Many startups begin with small founding teams combining technical and business expertise. If you are a non-technical founder, partnering with a capable technical co-founder can significantly improve your chances of success.

Remote collaboration tools also allow Pakistani startups to work with international freelancers, expanding the available talent pool.

Securing Funding and Managing Costs

Funding is often the biggest concern for new founders. Early-stage startups in Pakistan typically rely on bootstrapping, family investment, angel investors, or seed funding from venture capital firms. Startup incubators and accelerator programs also provide mentorship and limited capital in exchange for equity.

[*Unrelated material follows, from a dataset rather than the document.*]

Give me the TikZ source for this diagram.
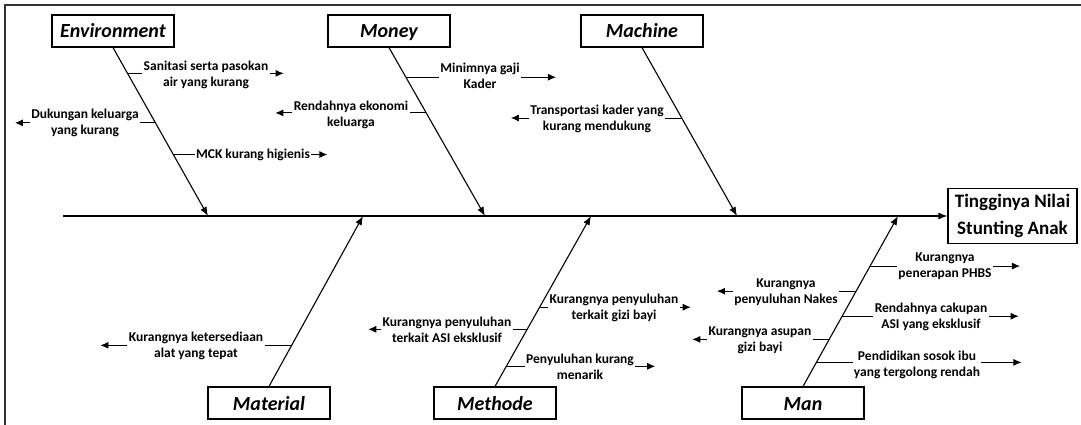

Cost management is essential during the early phase. Many successful founders start lean — working remotely, minimizing fixed expenses, and focusing on product-market fit before aggressive scaling.

Investors in Pakistan increasingly look for scalable digital products rather than service-only businesses. Building a repeatable revenue model can significantly increase your funding prospects.

Developing a Product That Solves Real Problems

One common mistake among first-time founders is building technology without validating demand. Pakistan’s market offers numerous gaps, from digital payments access to small business automation. However, solving a real problem requires research, customer interviews, and testing prototypes before full-scale launch.

A minimum viable product (MVP) allows startups to test assumptions with minimal financial risk. Feedback from early users can shape product refinement and improve retention rates. The stronger your product-market alignment, the easier it becomes to attract customers and investors.

Navigating Challenges in the Ecosystem

Starting a tech company in Pakistan is not without obstacles. Energy reliability can affect operations in certain regions. Access to later-stage venture capital remains limited compared to larger Asian markets. Regulatory shifts may introduce uncertainty for emerging sectors such as fintech.

Additionally, competition is increasing as more entrepreneurs enter the digital space. Differentiation through innovation and customer experience becomes critical in a crowded environment. Founders must prepare for volatility while maintaining operational flexibility.

Scaling Beyond Local Markets

For many Pakistani tech companies, long-term sustainability depends on international expansion.

Global clients offer stronger currency revenues and diversified risk. Cloud infrastructure, remote sales models, and international payment systems have reduced geographic limitations for digital businesses.

However, scaling internationally requires compliance with global standards, strong cybersecurity practices, and cultural adaptability. Companies that invest early in quality and governance often expand more smoothly.

Starting a tech company in Pakistan is no longer an unrealistic ambition. The ecosystem is developing, talent is available, and digital demand is increasing.

Yet, success depends less on hype and more on disciplined execution. Legal structure, product validation, cost management, and strong teams form the backbone of sustainable growth.

Pakistan’s digital economy is still evolving. For entrepreneurs willing to navigate its complexities, the opportunity to build impactful technology businesses remains significant. Whether that potential translates into long-term transformation will depend on consistent innovation, strategic investment, and the ability to compete beyond borders.